While you can certainly turn those sounds off, activating those two cortices will provide you with a lasting improvement in your ability to focus.

Meditation on focus

Meditation is another way to improve your capacity for attention and awareness. Until I started training to become a yoga instructor, I’d always meditated with my eyes closed — and indeed, you can accomplish the following by visualizing an internal object. But having something to look at is a wonderful way to be engaged both visually and mentally. This is a form of mindfulness meditation that is centered on one-pointed focus, and it activates your prefrontal and parietal cortices:

1. Light a candle and place it a few feet in front of you, either on a low table, if you’ll be sitting on the floor, or a higher table, if seated in a chair.
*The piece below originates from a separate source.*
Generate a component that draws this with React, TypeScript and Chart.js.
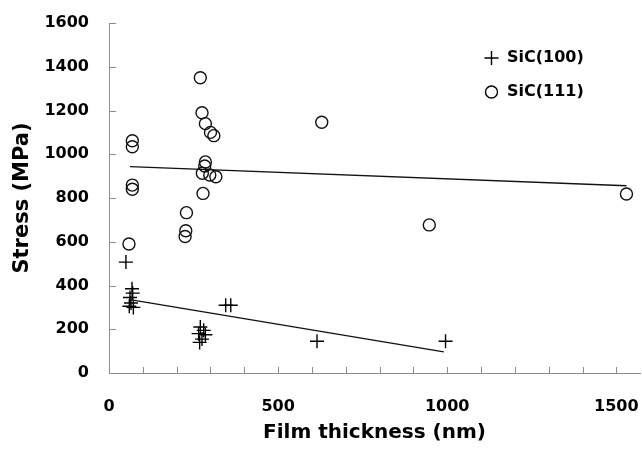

2. Take a comfortable seat. If you’re on the ground, placing a pillow or bolster under you is not a bad idea. Whatever you choose, you want your spine upright. Position yourself so that the candle is either at eye level or slightly below eye level.

3. Take a few deep breaths.

4. Focus your attention on the candle’s flame. If thoughts appear during your meditation, don’t chase them away. Just return your attention to the candle, observing the dance of the flame. Sit for five minutes, gradually increasing your time if you choose.

5. You can also imagine an object (like a candle flame) with your eyes closed and perform this same meditation.

This meditation is designed to help you focus on what is in front of you; content is irrelevant. You’ll find that as you keep your eagle-eye focus on the flame, you can still see or be aware of the rest of the room in the periphery, which illustrates how focus is partly defined by inattention (to everything else).